US TV anchor Ashleigh Banfield publicly challenged Grace. “What exactly was your beef?" she said. "That you had a bad date with Aziz Ansari? Is that what victimized you to the point of seeking a public conviction and a career-ending sentence against him? Is that what you truly think he deserved for your night out? What you have done, in my opinion, is appalling.”

In the LA Times, Robin Abcarian said she would advise her daughter that “we need to be clear about the difference between sexual assault and horny dudes who move too fast on dates. Both may exist on a continuum of disrespect for women, but one is not the same as the other.”

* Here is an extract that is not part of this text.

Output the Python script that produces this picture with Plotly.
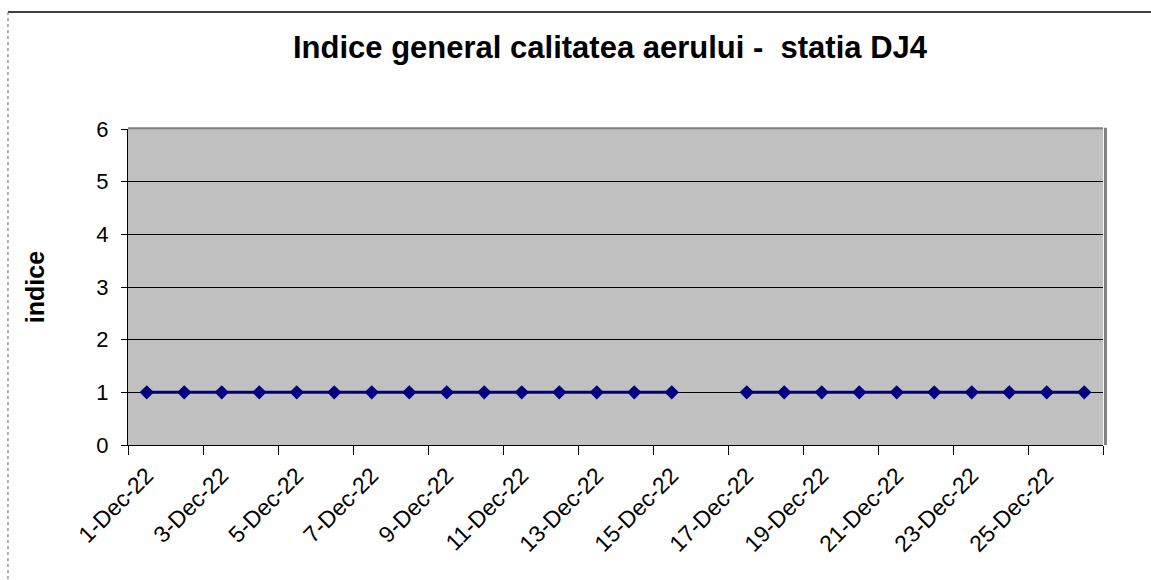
import plotly.graph_objects as go

days = [f"{d}-Dec-22" for d in range(1, 27)]
values = [1, 1, 1, 1, 1, 1, 1, 1, 1, 1, 1, 1, 1, 1, 1, None,
          1, 1, 1, 1, 1, 1, 1, 1, 1, 1]
label_days = days[::2]

title = "Indice general calitatea aerului -  statia DJ4"
y_title = "indice"

n = len(days)
idx = list(range(n))
boundaries = [i - 0.5 for i in range(0, n + 1, 2)]

fig = go.Figure()
fig.add_trace(go.Scatter(
    x=days, y=values, mode="lines+markers",
    line=dict(color="#000080", width=3),
    marker=dict(symbol="diamond", size=11, color="#000080"),
    connectgaps=False, showlegend=False,
))
# invisible helper trace for the tick-mark axis
fig.add_trace(go.Scatter(
    x=idx, y=values, xaxis="x2", mode="markers", opacity=0,
    hoverinfo="skip", showlegend=False,
))

font = "Liberation Sans, Arial, sans-serif"
fig.update_layout(
    width=1151, height=580,
    margin=dict(l=128, r=48, t=129, b=135),
    paper_bgcolor="white", plot_bgcolor="#C0C0C0",
    title=dict(text=f"<b>{title}</b>", x=610 / 1151, xanchor="center",
               y=1 - 47 / 580, yanchor="middle",
               font=dict(family=font, size=31, color="black")),
    font=dict(family=font, color="black"),
    xaxis=dict(
        type="category", categoryorder="array", categoryarray=days,
        range=[-0.5, n - 0.5], tickmode="array", tickvals=label_days, ticktext=label_days,
        ticks="", tickangle=-45, ticklabelstandoff=7,
        tickfont=dict(family=font, size=23, color="black"),
        showgrid=False, showline=True, linecolor="black", linewidth=1,
        zeroline=False, fixedrange=True,
    ),
    xaxis2=dict(
        overlaying="x", anchor="y", side="bottom",
        range=[-0.5, n - 0.5], tickmode="array", tickvals=boundaries,
        showticklabels=False, ticks="outside", ticklen=9, tickcolor="black", tickwidth=1,
        showgrid=False, zeroline=False, showline=False, fixedrange=True,
    ),
    yaxis=dict(
        range=[0, 6], tickmode="array", tickvals=[0, 1, 2, 3, 4, 5, 6],
        ticks="outside", ticklen=6, tickcolor="black",
        tickfont=dict(family=font, size=22, color="black"),
        ticklabelstandoff=8,
        showgrid=True, gridcolor="black", gridwidth=1,
        showline=True, linecolor="black", linewidth=1, zeroline=False,
        fixedrange=True,
        title=dict(text=f"<b>{y_title}</b>", font=dict(family=font, size=25, color="black"),
                   standoff=44),
    ),
)
# plot area borders: gray top, thick gray right
fig.add_shape(type="line", xref="paper", yref="paper", x0=0, x1=1, y0=1.002, y1=1.002,
              line=dict(color="#808080", width=2))
fig.add_shape(type="line", xref="paper", yref="paper", x0=1.0025, x1=1.0025, y0=0, y1=1.004,
              line=dict(color="#808080", width=3))
# chart outer border (top and left)
fig.add_shape(type="line", xref="paper", yref="paper", x0=-0.1231, x1=1.1, y0=1.370, y1=1.370,
              line=dict(color="black", width=1.5))
fig.add_shape(type="line", xref="paper", yref="paper", x0=-0.1231, x1=-0.1231, y0=1.370, y1=-0.43,
              line=dict(color="#606060", width=1, dash="dot"))

fig.write_html("out.html", config={"displayModeBar": False},
               post_script="document.body.style.margin='0';")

Bari Weiss, in the New York Times, said Ansari “sounds as if he were aggressive and selfish and obnoxious that night” but pointed out that Grace had several chances to leave. The Babe 'exposé' was “arguably the worst thing that has happened to the #MeToo movement since it began in October. It transforms what ought to be a movement for women’s empowerment into an emblem for female helplessness”.

In The Atlantic, Caitlin Flanagan said Grace wanted “affection, kindness, attention. Perhaps she hoped to maybe even become the famous man’s girlfriend. He wasn’t interested. What she felt afterward—rejected yet another time, by yet another man—was regret. And what she and the writer who told her story created was 3,000 words of revenge porn.” Grace and the interviewer, Katie Way, “may have destroyed Ansari’s career, which is now the punishment for every kind of male sexual misconduct, from the grotesque to the disappointing.”

To many people, Ansari was guilty of nothing more than bad sex, but even that argument has prompted anger. In an article headed Why Aziz Ansari’s behaviour matters, Emily Reynolds argued forcefully: "If we truly want to force a cultural change in how we navigate sex and relationships, as I believe that most of the men in my life sincerely do, then we need to understand how abuses of power can manifest in small ways as well as large ones.”

Ansari's reputation is now in tatters but there has been an interesting footnote concerning Ashleigh Banfield, who read out, on air, comments made about her by Katie Way- "Ashleigh, I hope the 500 [re-tweets] on the single news write-up [on Banfield's original comments on Grace] made that burgundy lipstick, bad highlights, second-wave feminist has-been really relevant for a little while."

Banfield retorted: "If you truly believe in the #MeToo movement ... in women's rights ... in feminism, the last thing you should do is attack someone in an ad hominem way for her age (I'm 50) and for my highlights."